After six weeks and three states, I keep reaching for the Ryobi RY401170. The self-propel feature alone justifies the price gap for most yards, especially if you’ve got any slope or more than a quarter acre to cover. It’s heavier, and the charge time is longer, but the mowing itself feels easier every single time.

The Worx WG779 still earns a spot on this list. If your lawn is small, flat, and you want to spend less, it cuts just as cleanly as the Ryobi in most conditions. I just wouldn’t put it on a hilly yard.
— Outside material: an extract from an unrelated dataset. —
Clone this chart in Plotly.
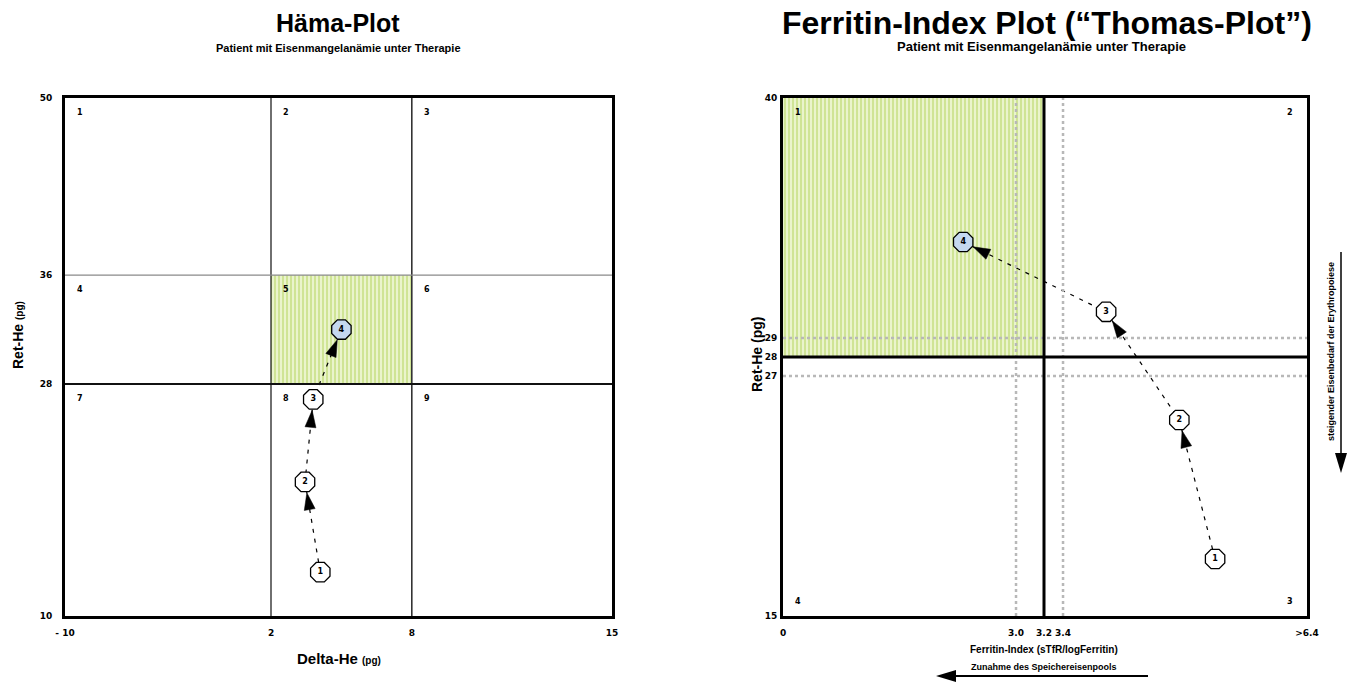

Neither mower is perfect. But both beat the smell of gasoline and the sound of a cord that won’t start on a Saturday morning. That part alone made switching worth it for me.

Price matters too, and I won’t pretend it doesn’t. If the Ryobi’s higher price tag is a stretch right now, the Worx isn’t a bad fallback. It’s not the mower I’d choose for a sloped half-acre yard, but it will get a small, flat lawn cut clean every week without draining your savings.

What surprised me most after six weeks wasn’t the runtime numbers or the deck width. It was how little I missed my old gas mower. No more trips to the gas station with a red plastic can. No more pulling a cord until my shoulder ached. Just a quiet motor, a full battery, and a lawn that looks the same either way.

If you’re still torn, think about the last time you mowed your yard. Were you tired by the end? Did you dread pushing uphill near the mailbox? If yes, get the Ryobi. If your biggest concern is the price tag and your yard is small and flat, the Worx will treat you just fine.

Frequently Asked Questions

Is the Worx WG779 self-propelled?

No. The Worx WG779 is a push mower. You provide all the forward motion, which can feel tiring on sloped or large yards.

How long does the Ryobi RY401170 run on a full charge?

In my testing, the Ryobi RY401170 ran about 45 minutes per charge on a quarter-acre lawn with mixed grass conditions.

Which mower is better for thick, wet grass?

The Ryobi RY401170 handled thick, humid grass better in my Florida tests. Its wider deck and higher blade speed cleared clippings with fewer pauses.

Is the Worx WG779 or Ryobi RY401170 better for small yards?

The Worx WG779 is a strong fit for small, flat yards under a quarter acre. It costs less and is easier to store and lift.

How long does each mower take to fully charge?

The Worx WG779’s batteries take about 60 minutes each to charge. The Ryobi RY401170’s single battery takes about 90 minutes for a full charge.

Can I mulch, bag, and side-discharge with both mowers?

Yes. Both the Worx WG779 and Ryobi RY401170 offer 3-in-1 functionality: mulching, rear bagging, and side discharge.